Additionally, ghosts that we encounter during gameplay were striped of unused mesh parts, which were trickily hidden by masking out UV with unnecessary textures (hey, every megabyte of memory counts!).

Foliage was the next on the list. Huge amount of trees and plants were another thing that Nintendo Switch choked on. Trimming slightly actual quantity of nature did a little in a fight for millisecond of valuable computing time. Final speed up was gained when we prepared 2 groups of materials - first is using wind effect on assets made by speed tree and second is not. No wind materials were assigned to lower LODs of foliage, so that only LOD0 and LOD1 are bending and respond to atmospheric behaviour.

In the same time, we were tackling localizations - language translations were broken and missing some translations, selectively whole language fonts. Fixing that, was very consuming and forced us to spend more time than expected. It appears that UE4 made some changes in a way that translations behave asset-wise, so by trials and errors we finally managed to get it working expanding the possibility to enjoy the game in 14 different languages.
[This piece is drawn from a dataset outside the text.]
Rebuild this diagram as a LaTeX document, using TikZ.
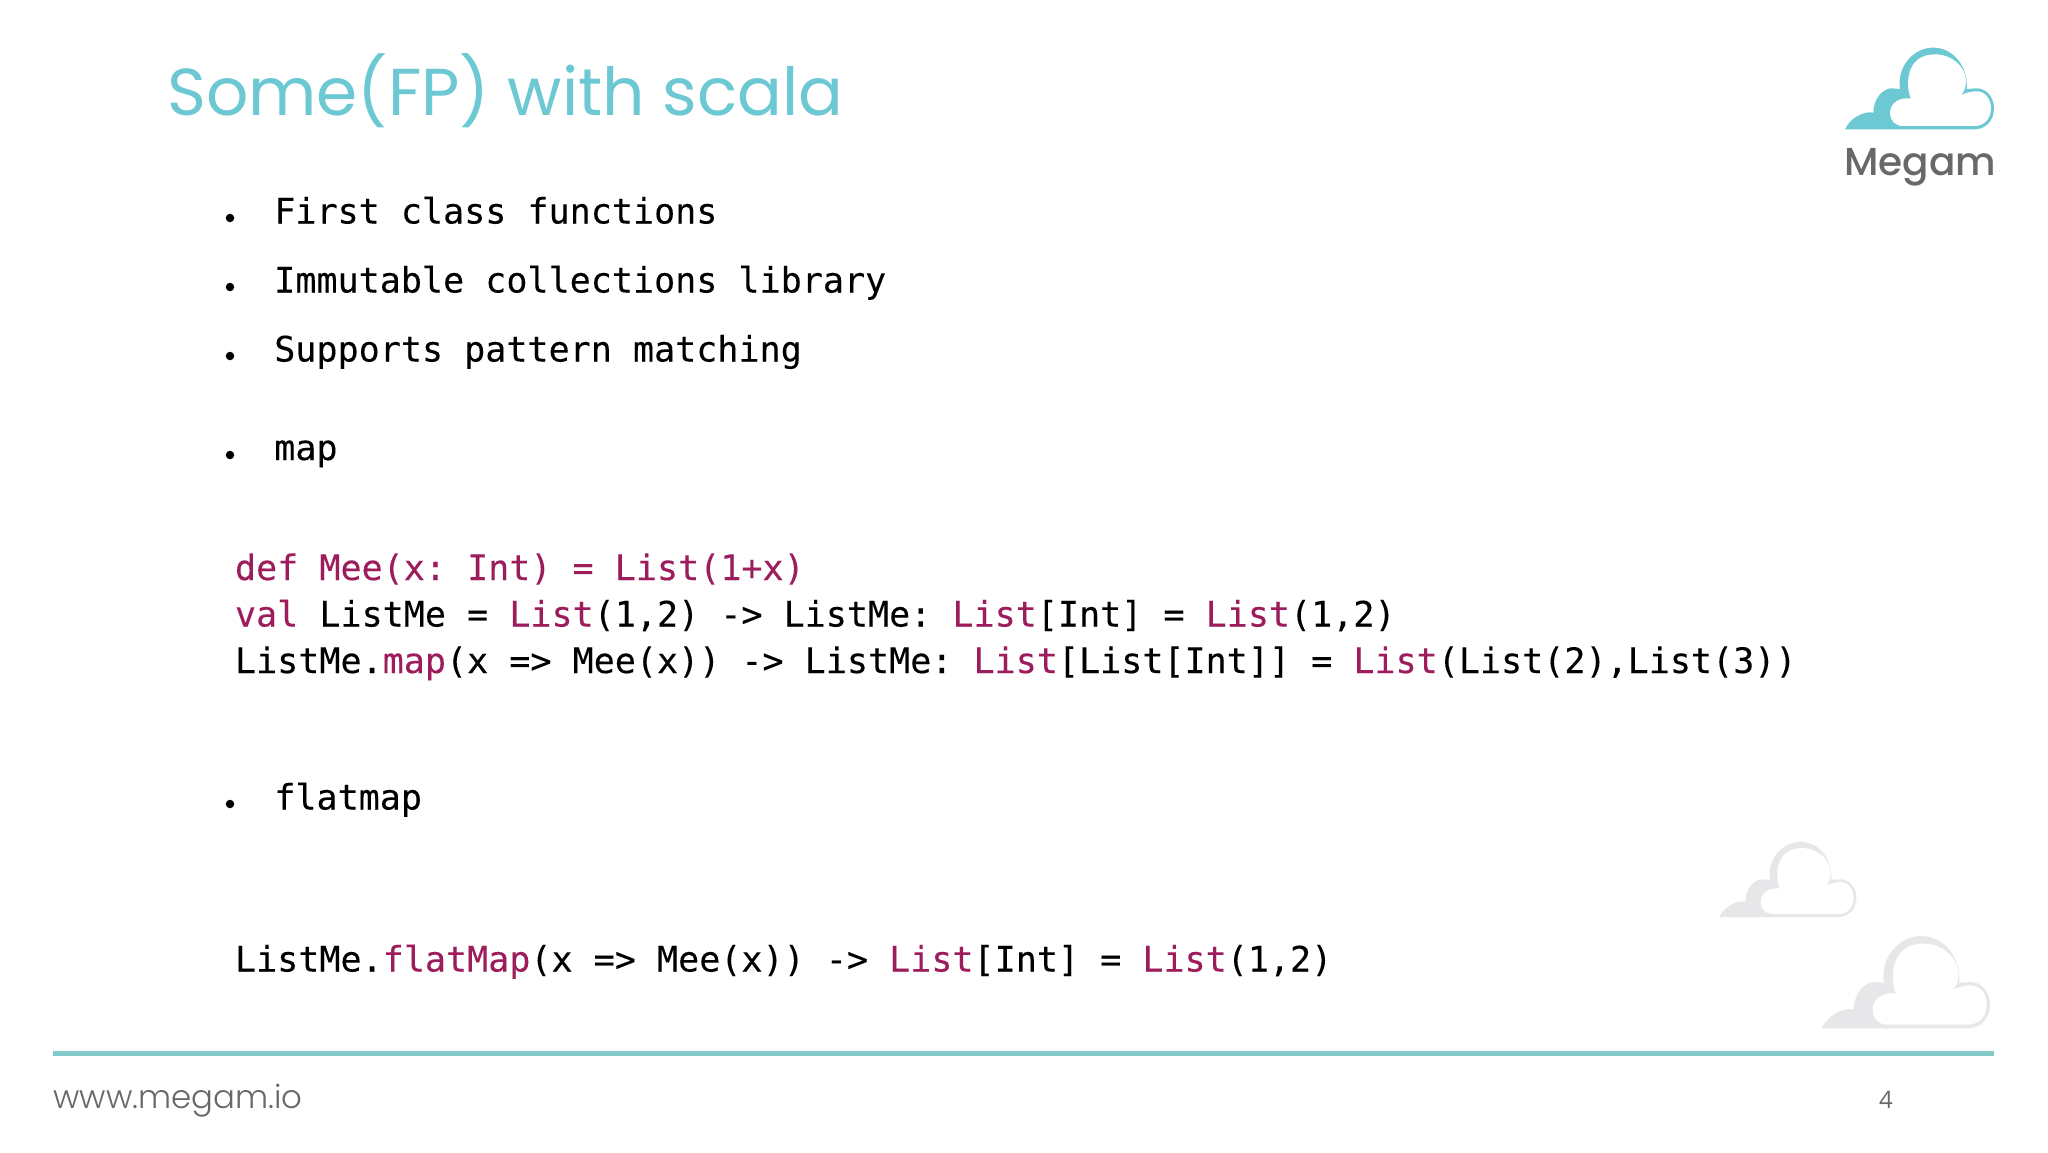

One trick we used for third Act, was to force post process quality to a higher level to maintain the quality.


TL;DR / the effect.

After 10 months of attacking various difficulties, and a LOT of bigger and smaller tasks, we are finally able to ship a game that works both in docked and handheld mode, with base resolution of 1080p and 720p respectively and both using dynamic resolution to stick to 30 FPS for practically entire time. Visuals still being pleasant for the eye and performance dropdowns going almost unnoticed. The loading times after deaths are fairly quick, varying between 5-10 seconds and fast travel loads are taking even less time. The longest times of loads are in-between the three acts, which take up to 25 seconds - thankfully, you will experience them only three times, that is if you do the whole play-through!